Elastic Graphics accelerators are available in the following Amazon Regions: us-east-1
,
us-east-2
, us-west-2
, ap-northeast-1
,
ap-southeast-1
, ap-southeast-2
,
eu-central-1
, and eu-west-1
.
The following instance types support Elastic Graphics accelerators:
-
General purpose: M3, M4, M5, M5d, M5dn, M5n, T2, and T3
Note
Only
t2.medium
and larger andt3.medium
and larger are supported. -
Compute optimized: C3, C4, C5, C5a, C5ad, C5d, and C5n
-
Memory optimized: R3, R4, R5, R5d, R5dn, R5n, X1, X1e, and z1d
-
Storage optimized: D2, D3, D3en, H1, I3, and I3en
-
Accelerated computing: P2, P3, and P3dn
The following Elastic Graphics accelerators are available. You can attach any Elastic Graphics accelerator to any supported instance type.
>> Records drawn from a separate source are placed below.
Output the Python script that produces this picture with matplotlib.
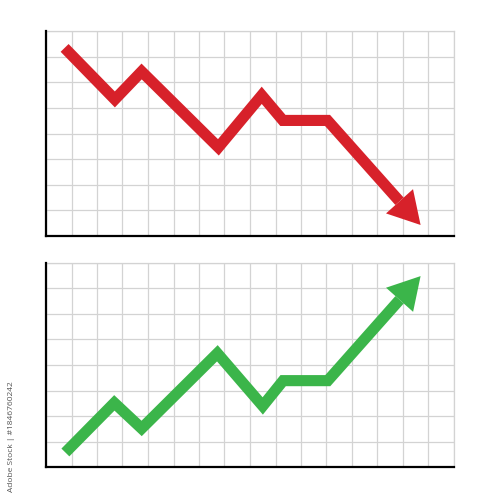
import numpy as np
import matplotlib
matplotlib.use("Agg")
import matplotlib.pyplot as plt

# Data (grid units: x 0..16, y 0..8)
red_x = [0.73, 2.70, 3.75, 6.76, 8.46, 9.29, 11.04, 14.69]
red_y = [7.34, 5.33, 6.42, 3.46, 5.49, 4.51, 4.51, 0.43]
green_x = [0.76, 2.68, 3.75, 6.72, 8.50, 9.30, 11.05, 14.69]
green_y = [0.58, 2.52, 1.52, 4.46, 2.40, 3.39, 3.39, 7.48]

RED = "#d7212a"
GREEN = "#3bb54a"
GRID = "#d3d3d3"

fig = plt.figure(figsize=(5, 5), dpi=100)
fig.patch.set_facecolor("white")


def draw_panel(rect, xs, ys, color):
    ax = fig.add_axes(rect)
    ax.set_xlim(0, 16)
    ax.set_ylim(0, 8)
    ax.set_xticks(np.arange(0, 17, 1))
    ax.set_yticks(np.arange(0, 9, 1))
    ax.tick_params(length=0, labelbottom=False, labelleft=False)
    ax.grid(True, color=GRID, linewidth=0.9)
    ax.set_axisbelow(True)
    for s in ("top", "right"):
        ax.spines[s].set_color(GRID)
        ax.spines[s].set_linewidth(0.9)
    for s in ("left", "bottom"):
        ax.spines[s].set_color("black")
        ax.spines[s].set_linewidth(1.6)
        ax.spines[s].set_zorder(5)

    xs = np.asarray(xs, float)
    ys = np.asarray(ys, float)
    head_len = 1.24
    head_hw = 0.71
    tip = np.array([xs[-1], ys[-1]])
    prev = np.array([xs[-2], ys[-2]])
    d = tip - prev
    d = d / np.hypot(*d)
    n = np.array([-d[1], d[0]])
    base = tip - d * head_len
    lx = np.append(xs[:-1], base[0])
    ly = np.append(ys[:-1], base[1])
    ax.plot(lx, ly, color=color, linewidth=8.0,
            solid_joinstyle="miter", solid_capstyle="butt", zorder=3)
    tri = np.array([base + n * head_hw, tip, base - n * head_hw])
    ax.fill(tri[:, 0], tri[:, 1], color=color, linewidth=0, zorder=4)
    return ax


draw_panel([0.092, 0.528, 0.816, 0.41], red_x, red_y, RED)
draw_panel([0.092, 0.0654, 0.816, 0.409], green_x, green_y, GREEN)

fig.text(0.024, 0.126, "Adobe Stock | #1846760242", rotation=90,
         ha="center", va="center", fontsize=6.0, color="#555555",
         family=["Open Sans", "DejaVu Sans"])

fig.savefig("out.png", dpi=100, facecolor="white")
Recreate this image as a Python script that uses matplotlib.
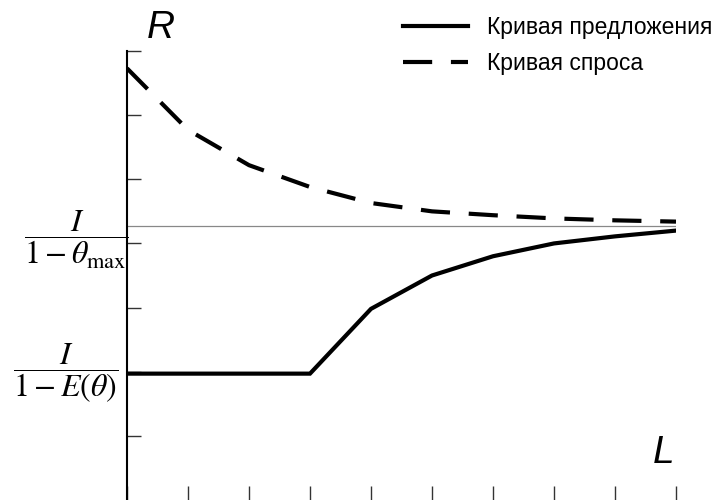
import matplotlib
matplotlib.use('Agg')
import matplotlib.pyplot as plt

plt.rcParams['font.family'] = ['Liberation Sans', 'DejaVu Sans']
plt.rcParams['mathtext.fontset'] = 'stix'

# data
L = [0, 1, 2, 3, 4, 5, 6, 7, 8, 9]
supply = [1.97, 1.97, 1.97, 1.97, 2.98, 3.50, 3.80, 4.00, 4.11, 4.20]
demand = [6.73, 5.77, 5.22, 4.88, 4.63, 4.50, 4.44, 4.39, 4.36, 4.34]
r_limit = 4.27
label_supply = 'Кривая предложения'
label_demand = 'Кривая спроса'
ylab_max = r'$\dfrac{I}{1-\theta_{\mathrm{max}}}$'
ylab_mean = r'$\dfrac{I}{1-E(\theta)}$'

fig = plt.figure(figsize=(7.17, 5), dpi=100)
ax = fig.add_axes([127 / 717, 0.0, 549 / 717, 449 / 500])

ax.plot(L, supply, color='black', lw=3, solid_joinstyle='miter', label=label_supply)
ax.plot(L, demand, color='black', lw=3, dashes=(7, 4.5), dash_capstyle='butt',
        label=label_demand)
ax.axhline(r_limit, color='#888888', lw=0.9, zorder=1)

ax.set_xlim(0, 9)
ax.set_ylim(0, 7)
ax.set_xticks(L)
ax.set_yticks(range(1, 8))
ax.tick_params(direction='in', length=10, width=1, color='#333333',
               labelbottom=False, labelleft=False)
for s in ['top', 'right', 'bottom']:
    ax.spines[s].set_visible(False)
ax.spines['left'].set_linewidth(1.5)
ax.spines['left'].set_clip_on(False)

# y labels as fractions
tr = ax.get_yaxis_transform()
ax.text(-0.092, 4.05, ylab_max, transform=tr, ha='center', va='center', fontsize=23)
ax.text(-0.112, 1.97, ylab_mean, transform=tr, ha='center', va='center', fontsize=23)

# axis names
fig.text(161 / 717, 1 - 28 / 500, 'R', fontsize=28, style='italic', ha='center', va='center')
fig.text(664 / 717, 1 - 453 / 500, 'L', fontsize=28, style='italic', ha='center', va='center')

leg = ax.legend(loc='upper left', bbox_to_anchor=(403 / 717, 1 - 16 / 500),
                bbox_transform=fig.transFigure, frameon=False, fontsize=16.5,
                handlelength=2.85, handletextpad=0.8, labelspacing=0.55,
                borderpad=0, borderaxespad=0)

fig.savefig('out.png', dpi=100)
Elastic Graphics accelerator | Graphics memory (GB) |
---|---|
eg1.medium |
1 |
eg1.large |
2 |
eg1.xlarge |
4 |
eg1.2xlarge |
8 |
An Elastic Graphics accelerator does not form part of the hardware of your instance. Instead, it is network-attached through a network interface, known as the Elastic Graphics network interface. When you launch or restart an instance with graphics acceleration, the Elastic Graphics network interface is created in your VPC for you.
The Elastic Graphics network interface is created in the same subnet and VPC as your instance and is assigned a private IPv4 address from that subnet. The accelerator attached to your Amazon EC2 instance is allocated from a pool of available accelerators in the same Availability Zone as your instance.

Elastic Graphics accelerators support the API standards for OpenGL 4.3 API and earlier, which can be used for batch applications or 3D-graphics acceleration. An Amazon-optimized OpenGL library on your instance detects the attached accelerator. It directs OpenGL API calls from your instance to the accelerator, which then processes the requests and returns the results. Traffic between the instance and the accelerator uses the same bandwidth as the instance's network traffic so we recommend that you have adequate network bandwidth available. Consult your software vendor for any OpenGL compliance and version questions.
By default, the default security group for your VPC is associated with the Elastic Graphics network interface. The Elastic Graphics network traffic uses the TCP protocol and port 2007. Ensure that the security group for your instance allows for this. For more information, see Configure your security groups.
Pricing for Elastic Graphics
You are charged for each second that an Elastic Graphics accelerator is attached to an
instance in the running
state when the accelerator is in the
Ok
state. You are not charged for an accelerator attached to an
instance that is in the pending
, stopping
,
stopped
, shutting-down
, or terminated
state. You are also not charged when an accelerator is in the Unknown
or Impaired
state.
Pricing for accelerators is available at On-Demand rates only. You can attach an accelerator to a Reserved Instance or Spot Instance, however, the On-Demand price for the accelerator applies.
For more information, see Amazon Elastic Graphics Pricing
Elastic Graphics limitations
Before you start using Elastic Graphics accelerators, be aware of the following limitations:
-
You can attach accelerators only to Windows instances with Microsoft Windows Server 2012 R2 or later. Linux instances are currently not supported.
-
You can attach one accelerator to an instance at a time.
-
You can attach an accelerator only during instance launch. You cannot attach an accelerator to an existing instance.
-
You can't hibernate an instance with an attached accelerator.
-
You can't share an accelerator between instances.
-
You can't detach an accelerator from an instance or transfer it to another instance. If you no longer require an accelerator, you must terminate your instance. To change the accelerator type, create an AMI from your instance, terminate the instance, and launch a new instance with a different accelerator specification.
-
The only supported versions of the OpenGL API are 4.3 and earlier. DirectX, CUDA, and OpenCL are not supported.
-
The Elastic Graphics accelerator is not visible or accessible through the device manager of your instance.
-
You can't reserve or schedule accelerator capacity.